(Job) Begin with the line containing "Recreate this image" and end with the line containing "series_name = 'ETF黄金净持仓量'". Give those lines again exactly, leaving out the images.

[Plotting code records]
'''

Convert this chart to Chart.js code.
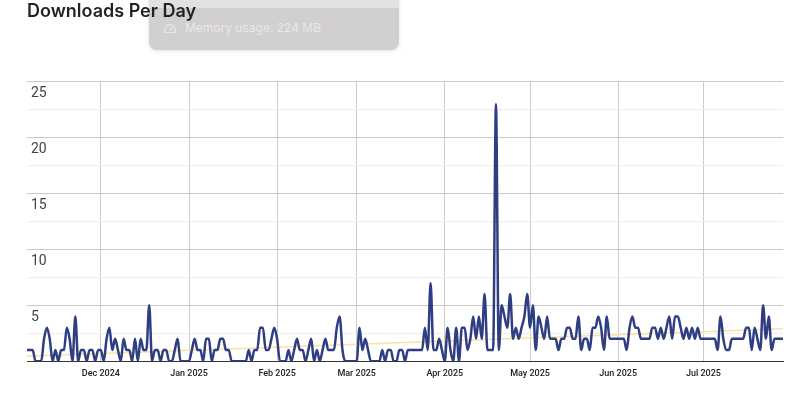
<!DOCTYPE html>
<html>
<head>
<meta charset="utf-8">
<title>Downloads Per Day</title>
<script src="https://cdn.jsdelivr.net/npm/chart.js@4"></script>
<style>
  html, body { margin: 0; padding: 0; background: #fff; overflow: hidden; }
  #wrap { position: relative; width: 800px; height: 393px; }
  #chart { position: relative; z-index: 1; }
  #popup {
    position: absolute; z-index: 0; left: 149px; top: -10px; width: 250px; height: 60px;
    background: #d1cfcf; border-radius: 8px;
    box-shadow: 0 1px 4px rgba(0, 0, 0, 0.12);
    font: 12px Inter, sans-serif; color: #e9e8e8;
  }
  #popup .head { height: 18px; background: #e3e1e1; border-radius: 8px 8px 0 0; }
  #popup .row { position: absolute; left: 36px; top: 30px; }
  #popup svg { position: absolute; left: 14px; top: 32px; }
</style>
</head>
<body>
<div id="wrap">
  <canvas id="chart" width="800" height="393"></canvas>
  <div id="popup">
    <div class="head"></div>
    <svg width="14" height="12" viewBox="0 0 14 12" fill="none" stroke="#e9e8e8" stroke-width="1.2">
      <path d="M2 10.5a5.5 5.5 0 1 1 10 0z"/><path d="M7 8l2.5-3"/>
    </svg>
    <div class="row">Memory usage: 224 MB</div>
  </div>
</div>
<script>
const startDate = "2024-11-05";

// une valeur par jour
const downloads = [
  1, 1, 1, 0, 0, 0, 2, 3, 2, 0,
  1, 0, 1, 1, 3, 2, 0, 4, 0, 1,
  1, 0, 1, 1, 0, 1, 1, 0, 2, 3,
  1, 2, 1, 0, 2, 1, 1, 0, 2, 0,
  2, 1, 1, 5, 0, 1, 1, 0, 1, 1,
  0, 0, 1, 2, 0, 0, 0, 0, 1, 2,
  1, 1, 0, 2, 2, 0, 1, 1, 2, 2,
  1, 1, 0, 0, 0, 0, 0, 0, 1, 0,
  1, 1, 3, 3, 1, 1, 2, 3, 2, 0,
  0, 0, 1, 0, 1, 2, 1, 1, 0, 1,
  2, 0, 1, 0, 1, 2, 1, 1, 1, 3,
  4, 1, 0, 0, 0, 0, 0, 3, 1, 2,
  1, 0, 0, 0, 0, 1, 0, 1, 1, 0,
  0, 1, 1, 0, 1, 1, 1, 1, 1, 1,
  3, 1, 7, 1, 1, 2, 1, 0, 3, 1,
  0, 3, 0, 3, 3, 1, 2, 4, 2, 4,
  2, 6, 1, 1, 1, 23, 1, 5, 4, 3,
  6, 2, 3, 2, 3, 4, 6, 3, 5, 1,
  4, 3, 2, 4, 2, 2, 2, 1, 2, 2,
  3, 3, 2, 2, 4, 1, 2, 2, 1, 3,
  3, 4, 3, 1, 4, 2, 2, 2, 2, 2,
  2, 1, 3, 4, 3, 3, 2, 2, 2, 2,
  3, 3, 2, 3, 2, 3, 4, 2, 4, 4,
  3, 2, 3, 2, 3, 2, 3, 2, 2, 2,
  2, 2, 2, 1, 4, 2, 1, 1, 2, 2,
  2, 2, 2, 3, 3, 1, 3, 2, 1, 5,
  2, 4, 1, 2, 2, 2, 2
];

// courbe de tendance : valeurs lues aux deux extrémités
const trendStart = 0.45;
const trendEnd = 2.9;

const monthNames = ["Jan", "Feb", "Mar", "Apr", "May", "Jun", "Jul", "Aug", "Sep", "Oct", "Nov", "Dec"];

// Libellés des jours
const labels = downloads.map((_, i) => {
  const d = new Date(startDate + "T00:00:00Z");
  d.setUTCDate(d.getUTCDate() + i);
  return d.getUTCDate() === 1 ? monthNames[d.getUTCMonth()] + " " + d.getUTCFullYear() : "";
});

const trend = downloads.map(() => null);
trend[0] = trendStart;
trend[trend.length - 1] = trendEnd;

new Chart(document.getElementById("chart"), {
  type: "line",
  data: {
    labels,
    datasets: [
      {
        label: "Downloads",
        data: downloads,
        borderColor: "#2f3e82",
        borderWidth: 2.5,
        cubicInterpolationMode: "monotone",
        pointRadius: 0,
        order: 1,
      },
      {
        label: "Trend",
        data: trend,
        borderColor: "rgba(250, 225, 160, 1)",
        borderWidth: 1.5,
        spanGaps: true,
        pointRadius: 0,
        order: 2,
      },
    ],
  },
  options: {
    responsive: false,
    animation: false,
    layout: { padding: { left: 27, right: 17, top: 1, bottom: 7 } },
    plugins: {
      legend: { display: false },
      tooltip: { enabled: false },
      title: {
        display: true,
        text: "Downloads Per Day",
        align: "start",
        color: "#1f2328",
        font: { family: "Inter", size: 18, weight: "600" },
        padding: { top: 0, bottom: 59 },
      },
    },
    scales: {
      x: {
        afterBuildTicks: (axis) => {
          axis.ticks = axis.ticks.filter((t) => labels[t.value] !== "");
        },
        grid: { color: "#cccccc", lineWidth: 1, drawTicks: false },
        border: { color: "#333333", width: 1 },
        ticks: {
          autoSkip: false,
          maxRotation: 0,
          padding: 7,
          color: "#222222",
          font: { family: "Roboto", size: 9, weight: "500" },
        },
      },
      y: {
        min: 0,
        max: 25,
        afterBuildTicks: (axis) => {
          axis.ticks = [0, 2.5, 5, 7.5, 10, 12.5, 15, 17.5, 20, 22.5, 25].map((value) => ({ value }));
        },
        afterFit: (axis) => {
          axis.width = 0;
        },
        grid: {
          color: (ctx) => (ctx.tick.value % 5 === 0 ? "#c9c9c9" : "#eeeeee"),
          drawTicks: false,
        },
        border: { display: false },
        ticks: {
          mirror: true,
          padding: 4,
          labelOffset: 12,
          color: "#444444",
          font: { family: "Roboto", size: 14 },
          callback: (value) => (value !== 0 && value % 5 === 0 ? value : ""),
        },
      },
    },
  },
});
</script>
</body>
</html>
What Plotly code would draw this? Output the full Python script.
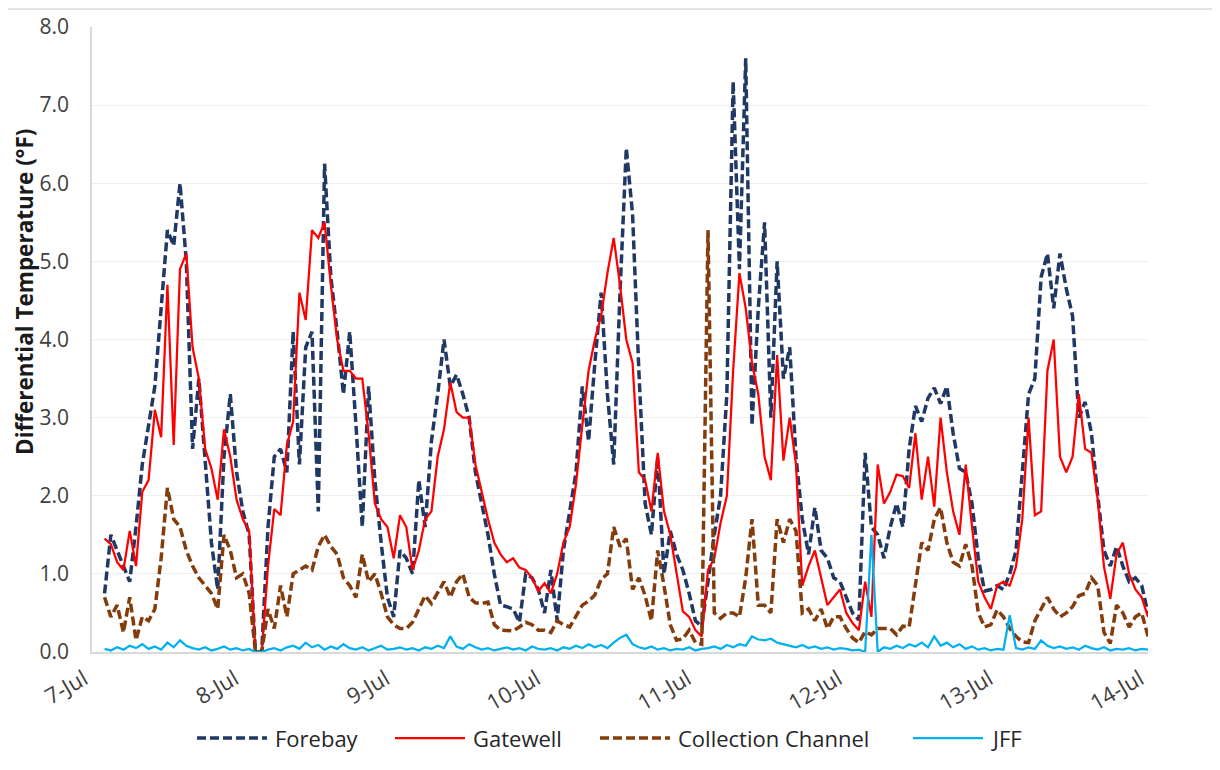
import plotly.graph_objects as go
import pandas as pd

# Hourly readings, 7-Jul 02:00 through 14-Jul 00:00
forebay = [
    0.75, 1.5, 1.3, 1.1, 0.9, 1.6, 2.4, 2.9, 3.4, 4.4, 5.4, 5.2, 6.0, 5.0, 2.6, 3.5, 2.5, 1.4, 0.8, 2.5, 3.3, 2.3, 1.8, 1.5,
    0.0, 0.0, 1.6, 2.5, 2.6, 2.3, 4.1, 2.4, 3.9, 4.1, 1.8, 6.25, 4.8, 4.1, 3.3, 4.1, 2.9, 1.6, 3.4, 2.2, 1.4, 0.7, 0.45, 1.3,
    1.2, 1.0, 2.2, 1.6, 2.7, 3.3, 4.0, 3.4, 3.55, 3.3, 3.0, 2.3, 1.9, 1.5, 1.0, 0.6, 0.58, 0.55, 0.38, 1.0, 0.95, 0.8, 0.5, 1.05,
    0.4, 1.3, 1.8, 2.3, 3.4, 2.7, 3.7, 4.6, 3.3, 2.4, 4.6, 6.45, 5.6, 3.6, 1.9, 1.5, 2.5, 1.0, 1.55, 1.25, 1.05, 0.75, 0.4, 0.33,
    0.9, 1.5, 2.0, 3.3, 7.3, 4.9, 7.6, 2.9, 4.4, 5.5, 3.0, 5.0, 3.5, 3.9, 2.5, 1.7, 1.25, 1.85, 1.3, 1.2, 0.95, 0.9, 0.7, 0.5,
    0.41, 2.55, 1.6, 1.5, 1.2, 1.6, 1.9, 1.6, 2.6, 3.15, 2.95, 3.25, 3.38, 3.18, 3.4, 2.8, 2.35, 2.3, 1.9, 1.2, 0.78, 0.8, 0.85, 0.8,
    1.0, 1.3, 2.3, 3.3, 3.5, 4.8, 5.1, 4.4, 5.1, 4.65, 4.3, 3.0, 3.2, 2.8, 2.0, 1.3, 1.1, 1.35, 1.1, 0.9, 0.95, 0.85, 0.5,
]

gatewell = [
    1.45, 1.38, 1.15, 1.05, 1.55, 1.1, 2.05, 2.2, 3.1, 2.75, 4.7, 2.65, 4.9, 5.1, 3.9, 3.5, 2.6, 2.35, 1.95, 2.85, 2.5, 1.95, 1.7, 1.55,
    0.0, 0.0, 1.1, 1.83, 1.75, 2.65, 2.95, 4.6, 4.25, 5.4, 5.3, 5.5, 4.7, 4.0, 3.6, 3.6, 3.5, 3.5, 2.8, 1.9, 1.7, 1.6, 1.2, 1.75,
    1.6, 1.05, 1.3, 1.7, 1.8, 2.5, 2.85, 3.45, 3.07, 3.0, 3.0, 2.4, 2.05, 1.7, 1.4, 1.25, 1.15, 1.2, 1.08, 1.05, 0.95, 0.78, 0.88, 0.75,
    1.0, 1.4, 1.6, 2.15, 2.9, 3.6, 4.0, 4.3, 4.85, 5.3, 4.7, 4.0, 3.7, 2.3, 2.2, 1.8, 2.55, 1.8, 1.5, 1.0, 0.52, 0.45, 0.28, 0.2,
    1.05, 1.2, 1.65, 2.0, 3.6, 4.85, 4.4, 3.7, 3.3, 2.5, 2.2, 3.8, 2.45, 3.0, 2.4, 0.85, 1.1, 1.3, 0.95, 0.6, 0.7, 0.8, 0.5, 0.37,
    0.28, 0.9, 0.45, 2.4, 1.9, 2.05, 2.27, 2.25, 2.1, 2.8, 1.95, 2.5, 1.86, 3.0, 2.3, 1.8, 1.5, 2.4, 1.6, 0.9, 0.7, 0.55, 0.85, 0.9,
    0.85, 1.09, 1.7, 3.0, 1.75, 1.8, 3.6, 4.0, 2.5, 2.3, 2.5, 3.3, 2.6, 2.55, 1.95, 1.09, 0.68, 1.25, 1.4, 1.0, 0.8, 0.7, 0.45,
]

collection = [
    0.7, 0.45, 0.6, 0.25, 0.7, 0.15, 0.45, 0.4, 0.55, 1.2, 2.1, 1.7, 1.6, 1.3, 1.1, 0.95, 0.85, 0.75, 0.55, 1.5, 1.3, 0.95, 1.0, 0.75,
    0.0, 0.0, 0.55, 0.3, 0.85, 0.45, 1.0, 1.05, 1.1, 1.05, 1.35, 1.5, 1.35, 1.25, 0.95, 0.85, 0.7, 1.25, 0.9, 1.0, 0.75, 0.45, 0.35, 0.3,
    0.3, 0.38, 0.55, 0.72, 0.62, 0.75, 0.9, 0.7, 0.9, 1.0, 0.7, 0.63, 0.62, 0.64, 0.35, 0.28, 0.27, 0.27, 0.32, 0.38, 0.35, 0.28, 0.28, 0.25,
    0.4, 0.35, 0.32, 0.45, 0.6, 0.65, 0.73, 0.93, 1.0, 1.6, 1.35, 1.45, 0.8, 0.95, 0.72, 0.4, 1.3, 0.85, 0.35, 0.15, 0.17, 0.28, 0.12, 0.1,
    5.4, 0.5, 0.43, 0.5, 0.5, 0.45, 0.95, 1.7, 0.6, 0.6, 0.5, 1.7, 1.4, 1.7, 1.55, 0.5, 0.55, 0.4, 0.55, 0.3, 0.45, 0.45, 0.3, 0.18,
    0.12, 0.26, 0.22, 0.3, 0.3, 0.3, 0.22, 0.33, 0.32, 0.85, 1.4, 1.3, 1.7, 1.85, 1.4, 1.15, 1.1, 1.38, 1.1, 0.5, 0.32, 0.35, 0.54, 0.45,
    0.3, 0.2, 0.13, 0.12, 0.4, 0.55, 0.7, 0.55, 0.45, 0.5, 0.58, 0.72, 0.75, 0.95, 0.85, 0.25, 0.11, 0.6, 0.5, 0.32, 0.45, 0.5, 0.2,
]

jff = [
    0.04, 0.02, 0.06, 0.03, 0.08, 0.05, 0.1, 0.04, 0.07, 0.03, 0.12, 0.06, 0.15, 0.08, 0.05, 0.03, 0.06, 0.02, 0.04, 0.07, 0.03, 0.05, 0.02, 0.04,
    0.0, 0.0, 0.03, 0.05, 0.02, 0.06, 0.08, 0.04, 0.12, 0.06, 0.09, 0.03, 0.07, 0.04, 0.1, 0.05, 0.03, 0.06, 0.02, 0.05, 0.08, 0.03, 0.04, 0.06,
    0.03, 0.05, 0.02, 0.06, 0.04, 0.08, 0.05, 0.2, 0.07, 0.04, 0.1, 0.06, 0.03, 0.05, 0.02, 0.04, 0.06, 0.03, 0.05, 0.02, 0.07, 0.04, 0.03, 0.05,
    0.02, 0.06, 0.04, 0.08, 0.05, 0.1, 0.06, 0.09, 0.05, 0.12, 0.18, 0.22, 0.1, 0.06, 0.04, 0.07, 0.03, 0.05, 0.02, 0.04, 0.03, 0.06, 0.02, 0.04,
    0.05, 0.07, 0.04, 0.09, 0.06, 0.1, 0.08, 0.2, 0.16, 0.15, 0.17, 0.12, 0.1, 0.08, 0.06, 0.09, 0.05, 0.07, 0.04, 0.06, 0.03, 0.05, 0.04, 0.02,
    0.03, 0.0, 1.5, 0.0, 0.06, 0.04, 0.08, 0.05, 0.1, 0.07, 0.12, 0.06, 0.2, 0.08, 0.12, 0.06, 0.1, 0.04, 0.07, 0.03, 0.05, 0.02, 0.04, 0.03,
    0.47, 0.05, 0.03, 0.06, 0.04, 0.15, 0.08, 0.05, 0.07, 0.04, 0.06, 0.03, 0.08, 0.05, 0.03, 0.06, 0.02, 0.04, 0.03, 0.05, 0.02, 0.04, 0.03,
]

series_names = ["Forebay", "Gatewell", "Collection Channel", "JFF"]
y_title = "Differential Temperature (°F)"
x_start, x_end = "2019-07-07", "2019-07-14"

times = pd.date_range("2019-07-07 02:00", periods=len(forebay), freq="h")

fig = go.Figure()
styles = [
    dict(color="#1F3864", width=3.5, dash="9px,4px"),
    dict(color="#FF0000", width=2.25),
    dict(color="#843C0C", width=3.5, dash="9px,4px"),
    dict(color="#00B0F0", width=2.25),
]
for name, vals, st in zip(series_names, [forebay, gatewell, collection, jff], styles):
    fig.add_trace(go.Scatter(x=times, y=vals, mode="lines", name=name, line=st, showlegend=False))

# Legend drawn as keys + labels below the plot (Excel-style long keys)
PLOT_L, PLOT_W, PLOT_B, PLOT_H = 92.0, 1056.0, 652.0, 625.0
def px(x):
    return (x - PLOT_L) / PLOT_W
legend_y = (PLOT_B - 738) / PLOT_H
key_x = [197, 395, 600, 913]
shapes = []
annotations = []
for name, st, kx in zip(series_names, styles, key_x):
    shapes.append(dict(type="line", xref="paper", yref="paper", x0=px(kx), x1=px(kx + 70),
                       y0=legend_y, y1=legend_y, line=dict(color=st["color"], width=st["width"],
                                                           dash=st.get("dash", "solid"))))
    annotations.append(dict(text=name, xref="paper", yref="paper", x=px(kx + 76), y=legend_y,
                            xanchor="left", yanchor="middle", showarrow=False,
                            font=dict(size=22, color="#262626")))

annotations.append(dict(text="<b>" + y_title + "</b>", textangle=-90, xref="paper", yref="paper",
                        x=px(24), y=(PLOT_B - 292) / PLOT_H, xanchor="center", yanchor="middle",
                        showarrow=False, font=dict(size=22.5, color="#1a1a1a")))
shapes.append(dict(type="line", xref="paper", yref="paper", x0=px(0), x1=px(1230),
                   y0=1 + 18 / PLOT_H, y1=1 + 18 / PLOT_H, line=dict(color="#D9D9D9", width=1.5)))

fig.update_layout(
    width=1220, height=770,
    margin=dict(l=84, r=80, t=19, b=126),
    paper_bgcolor="white", plot_bgcolor="white",
    font=dict(family="Open Sans", size=21, color="#404040"),
    showlegend=False,
    xaxis=dict(type="date", range=[x_start, x_end], dtick=86400000, tickformat="%-d-%b",
               tickangle=-30, showgrid=False, showline=True, linecolor="#D9D9D9", linewidth=1.5,
               ticks="", tickfont=dict(size=22, color="#404040"), ticklabelstandoff=4,
               ticklabelshift=-8, zeroline=False, automargin=False),
    yaxis=dict(range=[0, 8], dtick=1, tickformat=".1f", showgrid=True, gridcolor="#F0F0F0",
               showline=True, linecolor="#D9D9D9", linewidth=1.5, zeroline=False, ticks="",
               tickfont=dict(size=21, color="#404040"), ticklabelstandoff=17, automargin=False),
    annotations=annotations,
    shapes=shapes,
)

fig.write_html("out.html")
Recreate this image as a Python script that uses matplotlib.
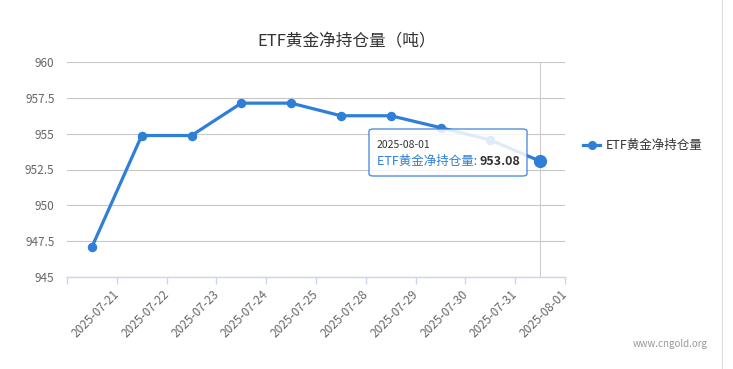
import matplotlib
matplotlib.use("Agg")
import matplotlib.pyplot as plt
from matplotlib.patches import FancyBboxPatch
from matplotlib.lines import Line2D

plt.rcParams['font.family'] = ['Noto Sans CJK SC', 'DejaVu Sans']

dates = ['2025-07-21', '2025-07-22', '2025-07-23', '2025-07-24', '2025-07-25',
         '2025-07-28', '2025-07-29', '2025-07-30', '2025-07-31', '2025-08-01']
holdings = [947.09, 954.87, 954.87, 957.13, 957.13, 956.25, 956.25, 955.42, 954.56, 953.08]
y_ticks = [945, 947.5, 950, 952.5, 955, 957.5, 960]
y_labels = ['945', '947.5', '950', '952.5', '955', '957.5', '960']
series_name = 'ETF黄金净持仓量'

W, H = 733, 369
blue = '#2f7ed8'

fig = plt.figure(figsize=(W / 100, H / 100), dpi=100)
ax = fig.add_axes([67 / W, 1 - 277 / H, 498 / W, 215 / H])

n = len(dates)
xs = [i + 0.5 for i in range(n)]

# crosshair on the hovered point
ax.axvline(xs[-1], color='#cccccc', lw=0.8, zorder=1)

ax.plot(xs, holdings, color=blue, lw=2.3, marker='o', ms=5.8, zorder=3, clip_on=False)
ax.plot(xs[-1], holdings[-1], 'o', color=blue, ms=8.5, zorder=6, clip_on=False)

ax.set_xlim(0, n)
ax.set_ylim(945, 960)
ax.set_yticks(y_ticks)
ax.set_yticklabels(y_labels)
ax.grid(axis='y', color='#c8c8c8', lw=0.8)
ax.set_axisbelow(True)

for s in ['top', 'right', 'left']:
    ax.spines[s].set_visible(False)
ax.spines['bottom'].set_color('#ccd6eb')
ax.spines['bottom'].set_linewidth(1)

ax.set_xticks(range(n + 1))
ax.set_xticklabels([])
ax.tick_params(axis='x', length=5, color='#ccd6eb', width=1)
ax.tick_params(axis='y', length=0, labelsize=8.5, labelcolor='#666666', pad=9)

for i, d in enumerate(dates):
    ax.annotate(d, xy=(i + 1, 945), xytext=(-3, -8), textcoords='offset points',
                rotation=45, ha='right', va='top', rotation_mode='anchor',
                fontsize=8.5, color='#666666', annotation_clip=False)

fig.text(347 / W, 1 - 42 / H, 'ETF黄金净持仓量（吨）', ha='center', va='center',
         fontsize=12, color='#333333')

# legend
fig.add_artist(Line2D([583 / W, 600 / W], [1 - 145 / H, 1 - 145 / H], color=blue, lw=2.3))
fig.add_artist(Line2D([591.5 / W], [1 - 145 / H], color=blue, marker='o', ms=5.5))
fig.text(606 / W, 1 - 145 / H, series_name, ha='left', va='center', fontsize=9, color='#333333')

fig.text(708 / W, 1 - 344 / H, 'www.cngold.org', ha='right', va='center', fontsize=7, color='#999999')

# tooltip
box = FancyBboxPatch((369 / W, 1 - 176 / H), 158 / W, 47 / H,
                     boxstyle='round,pad=0,rounding_size=0.006', transform=fig.transFigure,
                     facecolor='white', edgecolor=blue, lw=1, alpha=0.85, zorder=5)
fig.add_artist(box)
fig.text(377 / W, 1 - 145 / H, dates[-1], ha='left', va='center', fontsize=7.5, color='#333333', zorder=7)
t1 = fig.text(377 / W, 1 - 161 / H, series_name + ': ', ha='left', va='center', fontsize=9,
              color=blue, zorder=7)
fig.canvas.draw()
bb = t1.get_window_extent()
fig.text(bb.x1 / W, 1 - 161 / H, '%.2f' % holdings[-1], ha='left', va='center', fontsize=9,
         fontweight='bold', color='#333333', zorder=7)

# page border on the right
fig.add_artist(Line2D([722 / W, 722 / W], [0, 1], color='#dddddd', lw=0.8))

fig.savefig('out.png', dpi=100)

'''

(The reply)
Recreate this image as a Python script that uses matplotlib.
import matplotlib
matplotlib.use("Agg")
import matplotlib.pyplot as plt
from matplotlib.patches import FancyBboxPatch
from matplotlib.lines import Line2D

plt.rcParams['font.family'] = ['Noto Sans CJK SC', 'DejaVu Sans']

dates = ['2025-07-21', '2025-07-22', '2025-07-23', '2025-07-24', '2025-07-25',
         '2025-07-28', '2025-07-29', '2025-07-30', '2025-07-31', '2025-08-01']
holdings = [947.09, 954.87, 954.87, 957.13, 957.13, 956.25, 956.25, 955.42, 954.56, 953.08]
y_ticks = [945, 947.5, 950, 952.5, 955, 957.5, 960]
y_labels = ['945', '947.5', '950', '952.5', '955', '957.5', '960']
series_name = 'ETF黄金净持仓量'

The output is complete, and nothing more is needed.